One of her shoulders is bare. Her red-and-black manta, blanket dress,
hops up and down with her inside it. Her heavy body and her very skinny
legs made her look like a hopping spider wrapped in a tamale. She hops
on one foot and then on the other. She waves her feather fan to and fro.
She is The Butterfly arrived to strengthen the weak. She is that which
most think of as not strong: age, the butterfly, the feminine.
Butterfly Maiden’s hair reaches to the ground. It is thick as ten
maize sheaves and it is stone gray. And she wears butterfly wings-the
kind you see on little children who are being angels in school plays.
Her hips are like two bouncing bushel baskets and the fleshy shelf at
the top of her buttocks is wide enough to ride two children. She hops,
hops, hops, not like a rabbit, but in footsteps that leave echoes.
“I am here, here, here…
“I am here, here, here…
“Awaken you, you, you!”
She sways her feather fan up and down, spreading the earth and the
people of the earth with the pollinating spirit of the butterfly. Her
shell bracelets rattle like snakes, her bell garters tinkle like rain.
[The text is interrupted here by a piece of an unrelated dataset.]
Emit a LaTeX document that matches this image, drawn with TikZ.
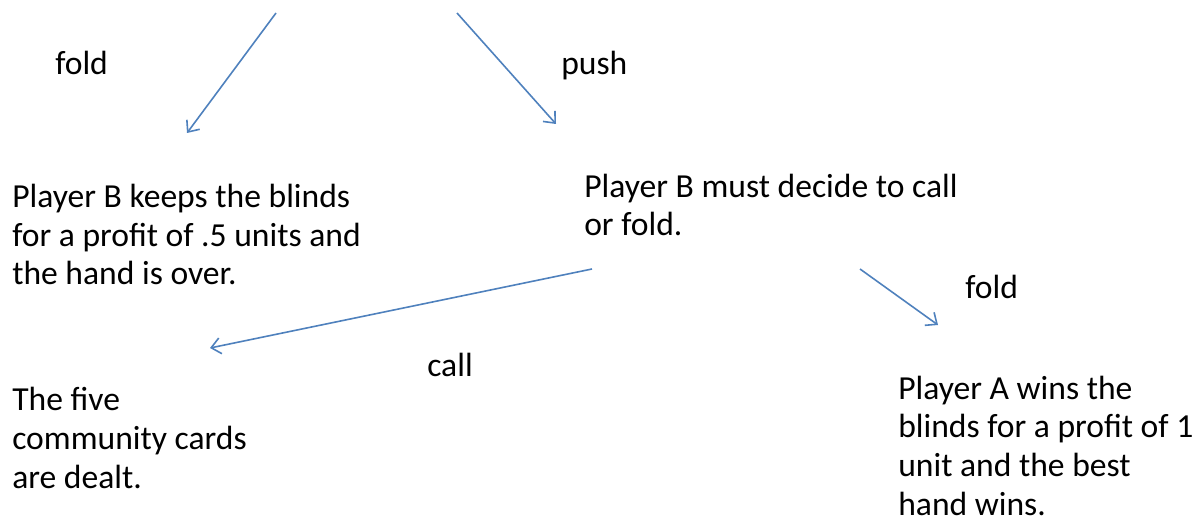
\documentclass[tikz,border=0pt]{standalone}
\usepackage{fontspec}
\setmainfont{Carlito}
\usetikzlibrary{arrows.meta}

\definecolor{arrowblue}{RGB}{79,129,189}

\tikzset{
  choice/.style={draw=arrowblue, line width=1.2pt, -{Straight Barb[length=7pt,width=12pt,line width=1.2pt]}},
  label/.style={anchor=base west, inner sep=0pt, font=\fontsize{25.2}{29}\selectfont},
  outcome/.style={anchor=base west, inner sep=0pt, align=left, font=\fontsize{25.2}{29}\selectfont}
}

\begin{document}
\begin{tikzpicture}[x=0.75pt,y=0.75pt,yscale=-1,xscale=1]
\useasboundingbox (0,0) rectangle (1196,520);

% Arrow end points
\coordinate (foldAs) at (276,13);
\coordinate (foldAe) at (187,133);
\coordinate (pushs) at (457,13);
\coordinate (pushe) at (556,124);
\coordinate (calls) at (592,269);
\coordinate (calle) at (210,348);
\coordinate (foldBs) at (860,269);
\coordinate (foldBe) at (938,325);

% Arrows
\draw [choice] (foldAs) -- (foldAe);
\draw [choice] (pushs) -- (pushe);
\draw [choice] (calls) -- (calle);
\draw [choice] (foldBs) -- (foldBe);

% Action labels
\node [label] (foldA) at (55,75) {fold};
\node [label] (push) at (561,75) {push};
\node [label] (foldB) at (965,299) {fold};
\node [label] (call) at (427,377) {call};

% Outcome texts (anchored at the last line)
\node [outcome] (keeps) at (12,285) {Player B keeps the blinds\\for a profit of .5 units and\\the hand is over.};
\node [outcome] (decide) at (584,236) {Player B must decide to call\\or fold.};
\node [outcome] (dealt) at (12,488) {The five\\community cards\\are dealt.};
\node [outcome] (wins) at (898,515) {Player A wins the\\blinds for a profit of 1\\unit and the best\\hand wins.};

\end{tikzpicture}
\end{document}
Her shadow with its big belly and little legs dances from one side of
the dance circle to the other. Her feet leave little puffs of dust
behind. The tribes are reverent, involved. But some visitors look at
each other and murmur “This is it? This is the Butterfly Maiden?” They
are puzzled, some even disillusioned. They no longer seem to remember
that the spirit world is a place where wolves are women, bears are
husbands, and old women of lavish dimensions are butterflies.
Yes, it is fitting that Wild Woman/Butterfly Woman is old and
substantial, for she carries the thunder world in one breast, the
underworld in the other. Her back is the curve of the planet Earth with
all its crops and foods and animals. The back of her neck carries the
sunrise and the sunset. Her left thigh holds all the lodge poles, her
right thigh all the she-wolves of the world. Her belly holds all the
babies that will ever be born.
Butterfly Maiden is the female fertilizing force. Carrying the pollen
from one place to another, she cross-fertilizes, just as the soul
fertilizes mind with night dreams, just as archetypes fertilize the
mundane world. She is the centre. She brings the opposites together by
taking a little from here and putting it there. Transformation is no
more complicated that that. This is what she teaches. This is how the
butterfly does it. This is how the soul does it.
Butterfly Woman mends the erroneous idea that transformation is only
for the tortured, the saintly, or only for the fabulously strong. The
Self need not carry mountains to transform. A little is enough. A little
goes a long way. A little changes much. The fertilizing force replaces
the moving of mountains.
Butterfly Maiden pollinates the souls of the earth: It is easier than
you think, she says. She is shaking her feather fan, and she’s hopping,
for she is spilling spiritual pollen all over the people who are there,
Native Americans, little children, visitors, everyone. She is using her
entire body as a blessing, her old, frail, big, short-legged,
short-necked, spotted body. This is woman connected to her wild nature,
the translator of the instinctual, the fertilizing force, the mender,
the remember of old ideas. She is La voz mitológica. She is wild woman
personified.
The butterfly dancer must be old because she represents the soul that
is old. She is wide of thigh and broad of rump because she carries
much. Her grey hair certifies that she need no longer observe taboos
about touching others. She is allowed to touch everyone: boys, babies,
men, women, girl children, the old, the ill, and the dead. The Butterfly
Woman can touch everyone. It is her privilege to touch all, at last.
This is her power. Hers is the body of La Mariposa, the butterfly.